Ferguson also suggests more spending for K-12 education and the elimination of sales tax on personal hygiene products, putting soap, shampoo, toothpaste, deodorant, diapers and other such essentials on the same untaxed shelf as most food items in grocery stores.

While final allocation of that revenue would require input from lawmakers, the governor’s suggested allocation takes another few steps toward tax fairness, requiring more be paid by the state’s very top earners and using that to ease the tax burden on at least three-fifths of the state’s 8 million residents, while also paying further dues toward the state’s “paramount duty” to provide for K-12 education.

Getting there will be another matter.

The headwinds: The first steps toward passage require two-thirds approval of both chambers to place the question before voters. With Democratic majorities in both chambers, even a blue wave of support among lawmakers would still fall short; currently Democrats make up 61 percent of the Senate and 60 percent of the House. The amendment will need the votes of several Republicans to get to two-thirds.

And voters — with the exception of an initiative in 1932 that sought to adopt a graduated income tax that won with 70 percent support — have rejected adoption of an income tax over the following decades. The most recent ballot measure was in 2010, which would have taxed income above $200,000 for individuals — about $300,000 today, adjusted for inflation — while reducing state property tax levies, certain B&O taxes, and allocating funding to education and health. That initiative failed with 64 percent opposed. Washington remains one of only seven states without an income tax.

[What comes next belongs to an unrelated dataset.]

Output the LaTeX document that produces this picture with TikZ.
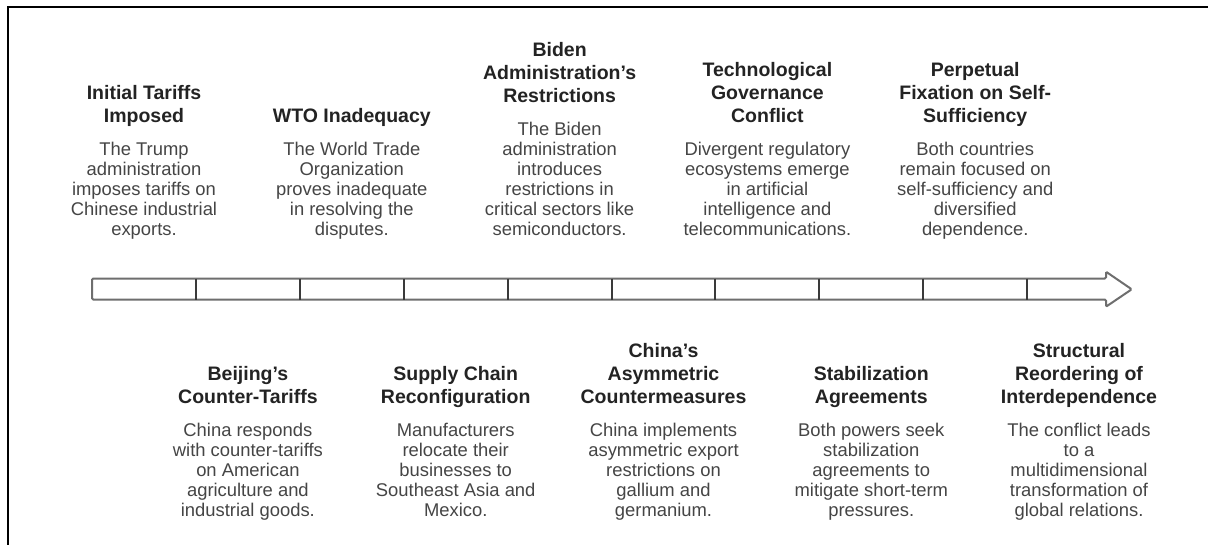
\documentclass[tikz,border=0pt]{standalone}
\usepackage{fontspec}
\setmainfont{Liberation Sans}

\definecolor{titlecol}{HTML}{232323}
\definecolor{desccol}{HTML}{454545}
\definecolor{barcol}{HTML}{6E6E6E}
\definecolor{tickcol}{HTML}{3A3A3A}

% heading and body text of one timeline event
\newcommand{\evtitlefont}{\fontsize{19.5}{23}\selectfont\bfseries}
\newcommand{\evdescfont}{\fontsize{18.4}{20}\selectfont\mdseries}
\newcommand{\eventblock}[2]{%
  \parbox[b]{200pt}{\centering
    \evtitlefont\leavevmode\textcolor{titlecol}{#1}\par
    \vspace{13pt}%
    \evdescfont #2\par}}

\tikzset{
  event/.style={inner sep=0pt, outer sep=0pt, anchor=base, text=desccol},
  frameline/.style={line width=2.2pt, draw=black},
  barline/.style={line width=2pt, draw=barcol, rounded corners=1.2pt, line join=miter},
  tickline/.style={line width=2pt, draw=tickcol}
}

\begin{document}
\begin{tikzpicture}[x=1pt, y=-1pt]
\useasboundingbox (0,0) rectangle (1208,544);
\fill[white] (0,0) rectangle (1208,544);

% outer frame (left and top edges)
\draw[frameline] (8,548) -- (8,7) -- (1212,7);

% timeline arrow
\coordinate (barL) at (92,278.5);
\draw[barline] (92,278.5) -- (1106,278.5) -- (1106,271.7) -- (1131.7,289.3)
  -- (1106,306.7) -- (1106,299.5) -- (92,299.5) -- cycle;
\foreach \k in {1,...,9} {
  \coordinate (t\k top) at ({92+103.9*\k},278.5);
  \coordinate (t\k bot) at ({92+103.9*\k},299.5);
  \draw[tickline] (t\k top) -- (t\k bot);
}

% events above the timeline
\node[event] (e1) at (144,235) {\eventblock{Initial Tariffs\\Imposed}
  {The Trump\\administration\\imposes tariffs on\\Chinese industrial\\exports.}};
\node[event] (e3) at (351.8,235) {\eventblock{WTO Inadequacy}
  {The World Trade\\Organization\\proves inadequate\\in resolving the\\disputes.}};
\node[event] (e5) at (559.6,235) {\eventblock{Biden\\Administration's\\Restrictions}
  {The Biden\\administration\\introduces\\restrictions in\\critical sectors like\\semiconductors.}};
\node[event] (e7) at (767.4,235) {\eventblock{Technological\\Governance\\Conflict}
  {Divergent regulatory\\ecosystems emerge\\in artificial\\intelligence and\\telecommunications.}};
\node[event] (e9) at (975.2,235) {\eventblock{Perpetual\\Fixation on Self-\\Sufficiency}
  {Both countries\\remain focused on\\self-sufficiency and\\diversified\\dependence.}};

% events below the timeline
\node[event] (e2) at (247.9,516) {\eventblock{Beijing's\\Counter-Tariffs}
  {China responds\\with counter-tariffs\\on American\\agriculture and\\industrial goods.}};
\node[event] (e4) at (455.7,516) {\eventblock{Supply Chain\\Reconfiguration}
  {Manufacturers\\relocate their\\businesses to\\Southeast Asia and\\Mexico.}};
\node[event] (e6) at (663.5,516) {\eventblock{China's\\Asymmetric\\Countermeasures}
  {China implements\\asymmetric export\\restrictions on\\gallium and\\germanium.}};
\node[event] (e8) at (871.3,516) {\eventblock{Stabilization\\Agreements}
  {Both powers seek\\stabilization\\agreements to\\mitigate short-term\\pressures.}};
\node[event] (e10) at (1079,516) {\eventblock{Structural\\Reordering of\\Interdependence}
  {The conflict leads\\to a\\multidimensional\\transformation of\\global relations.}};
\end{tikzpicture}
\end{document}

Critics of past proposals for a state income tax — including one by the late State Treasurer Jim McIntire in 2015 that would have imposed a flat 5 percent income tax, while reducing property taxes, the state sales tax and the B&O tax — have also pointed to the state Supreme Court’s reversal of the 1932 initiative.

But that court’s decision, first deadlocked in a 4-4 tie among justices, changed to 5-4 defeat when one of the justices who had earlier supported the income tax flipped his vote when a new jurist filled a court vacancy.

And, observers will note, the current court is not the same court of 90 years ago; having found the state’s capital gains tax constitutional in 2023.

Critics warn that many of those who would have to pay the tax would pick up stakes and move to a tax-friendlier state, just as Amazon’s Jeff Bezos did in 2024, when he moved his residence from Washington state to Florida. While Bezos cited family and business reasons for his move, he still was said to have saved himself an estimated $954 million after selling $13.6 billion in Amazon stock while living in Florida rather than in Washington, avoiding the new capital gains tax.

Yet, Bezos, along with being the fourth-richest man in the world, may prove to be an outlier.

Reason to try: A report by the Institute for Policy Studies found that what it called the “millionaire class” actually grew in two states where it studied wealth taxes, including Washington with its capital gains tax.

Washington, the progressive research organization said, saw an increase in its millionaire class from 463,000 in 2022 to more than 681,000 by 2024 after the capital gains tax, which raised $1.2 billion as of 2024, cleared the state Supreme Court.

In the same vein, when Massachusetts adopted its own millionaires’ tax — adding a surcharge for high earners above the state’s 5 percent income tax — the number of its top earners grew by nearly 39 percent. And rather than chasing away tax revenue, Massachusetts reported revenue from its millionaires’ tax at nearly $3 billion last year, far more than the $1.3 billion it had expected.

Considering the still-regressive nature of Washington state’s bundle of taxes — with a sales tax rate that places it as fourth highest among the 50 states, behind only Louisiana, Tennessee and Arkansas — and its current ITEP ranking, the Evergreen State still has work ahead to rebalance its measure of tax fairness, especially in a state that has contributed much in providing the infrastructure, workforce and business climate that has fostered the success of technology, aerospace, health and other industries.

State lawmakers should allow voters another opportunity to consider an income tax, limited to the state’s very top earners.